--- Provided data ---

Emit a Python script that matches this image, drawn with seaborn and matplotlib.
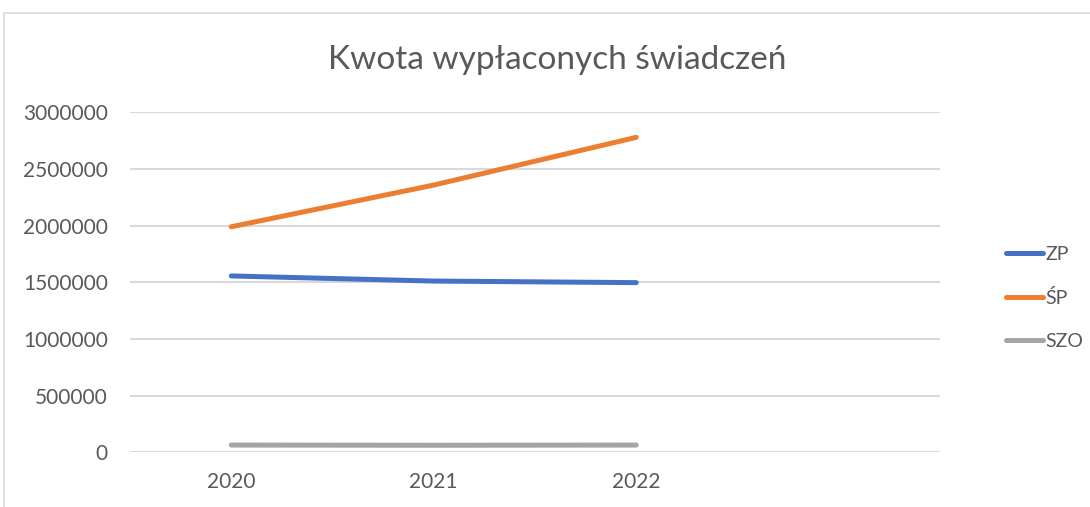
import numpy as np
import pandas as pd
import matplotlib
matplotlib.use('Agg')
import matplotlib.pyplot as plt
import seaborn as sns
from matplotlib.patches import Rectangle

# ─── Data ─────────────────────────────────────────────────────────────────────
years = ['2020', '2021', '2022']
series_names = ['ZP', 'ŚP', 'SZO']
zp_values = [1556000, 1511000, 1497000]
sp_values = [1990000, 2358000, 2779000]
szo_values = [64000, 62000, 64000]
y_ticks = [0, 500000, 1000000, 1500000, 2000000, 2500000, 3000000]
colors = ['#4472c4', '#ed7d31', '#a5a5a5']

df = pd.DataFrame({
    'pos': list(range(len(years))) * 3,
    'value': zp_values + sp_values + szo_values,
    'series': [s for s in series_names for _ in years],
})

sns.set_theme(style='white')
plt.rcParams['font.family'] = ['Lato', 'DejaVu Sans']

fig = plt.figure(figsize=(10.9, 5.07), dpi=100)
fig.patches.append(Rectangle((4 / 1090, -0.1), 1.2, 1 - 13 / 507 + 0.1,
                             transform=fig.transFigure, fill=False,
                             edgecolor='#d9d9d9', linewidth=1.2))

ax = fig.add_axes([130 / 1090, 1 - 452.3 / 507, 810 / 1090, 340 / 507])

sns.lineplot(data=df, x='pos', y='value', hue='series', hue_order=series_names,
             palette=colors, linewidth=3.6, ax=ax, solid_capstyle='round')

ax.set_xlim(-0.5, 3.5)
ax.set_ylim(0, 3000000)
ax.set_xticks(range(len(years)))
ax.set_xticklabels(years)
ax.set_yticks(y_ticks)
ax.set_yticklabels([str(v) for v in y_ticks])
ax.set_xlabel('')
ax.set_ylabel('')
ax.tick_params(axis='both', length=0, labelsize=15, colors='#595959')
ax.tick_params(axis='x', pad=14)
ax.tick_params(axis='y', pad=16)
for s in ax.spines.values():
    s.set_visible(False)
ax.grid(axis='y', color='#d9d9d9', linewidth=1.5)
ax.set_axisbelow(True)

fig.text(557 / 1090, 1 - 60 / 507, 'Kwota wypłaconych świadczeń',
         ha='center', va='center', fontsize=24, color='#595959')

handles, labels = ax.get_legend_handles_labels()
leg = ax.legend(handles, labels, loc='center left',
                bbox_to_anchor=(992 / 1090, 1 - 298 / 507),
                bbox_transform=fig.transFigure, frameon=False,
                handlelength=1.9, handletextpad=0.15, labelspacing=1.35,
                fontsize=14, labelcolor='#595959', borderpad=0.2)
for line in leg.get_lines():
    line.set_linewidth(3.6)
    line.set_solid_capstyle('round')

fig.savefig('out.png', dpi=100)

---

# Problem to solve
Without the pictures, transcribe the listing above exactly.

# Answer below
Emit a Python script that matches this image, drawn with seaborn and matplotlib.
import numpy as np
import pandas as pd
import matplotlib
matplotlib.use('Agg')
import matplotlib.pyplot as plt
import seaborn as sns
from matplotlib.patches import Rectangle

# ─── Data ─────────────────────────────────────────────────────────────────────
years = ['2020', '2021', '2022']
series_names = ['ZP', 'ŚP', 'SZO']
zp_values = [1556000, 1511000, 1497000]
sp_values = [1990000, 2358000, 2779000]
szo_values = [64000, 62000, 64000]
y_ticks = [0, 500000, 1000000, 1500000, 2000000, 2500000, 3000000]
colors = ['#4472c4', '#ed7d31', '#a5a5a5']

df = pd.DataFrame({
    'pos': list(range(len(years))) * 3,
    'value': zp_values + sp_values + szo_values,
    'series': [s for s in series_names for _ in years],
})

sns.set_theme(style='white')
plt.rcParams['font.family'] = ['Lato', 'DejaVu Sans']

fig = plt.figure(figsize=(10.9, 5.07), dpi=100)
fig.patches.append(Rectangle((4 / 1090, -0.1), 1.2, 1 - 13 / 507 + 0.1,
                             transform=fig.transFigure, fill=False,
                             edgecolor='#d9d9d9', linewidth=1.2))

ax = fig.add_axes([130 / 1090, 1 - 452.3 / 507, 810 / 1090, 340 / 507])

sns.lineplot(data=df, x='pos', y='value', hue='series', hue_order=series_names,
             palette=colors, linewidth=3.6, ax=ax, solid_capstyle='round')

ax.set_xlim(-0.5, 3.5)
ax.set_ylim(0, 3000000)
ax.set_xticks(range(len(years)))
ax.set_xticklabels(years)
ax.set_yticks(y_ticks)
ax.set_yticklabels([str(v) for v in y_ticks])
ax.set_xlabel('')
ax.set_ylabel('')
ax.tick_params(axis='both', length=0, labelsize=15, colors='#595959')
ax.tick_params(axis='x', pad=14)
ax.tick_params(axis='y', pad=16)
for s in ax.spines.values():
    s.set_visible(False)
ax.grid(axis='y', color='#d9d9d9', linewidth=1.5)
ax.set_axisbelow(True)

fig.text(557 / 1090, 1 - 60 / 507, 'Kwota wypłaconych świadczeń',
         ha='center', va='center', fontsize=24, color='#595959')

handles, labels = ax.get_legend_handles_labels()
leg = ax.legend(handles, labels, loc='center left',
                bbox_to_anchor=(992 / 1090, 1 - 298 / 507),
                bbox_transform=fig.transFigure, frameon=False,
                handlelength=1.9, handletextpad=0.15, labelspacing=1.35,
                fontsize=14, labelcolor='#595959', borderpad=0.2)
for line in leg.get_lines():
    line.set_linewidth(3.6)
    line.set_solid_capstyle('round')

fig.savefig('out.png', dpi=100)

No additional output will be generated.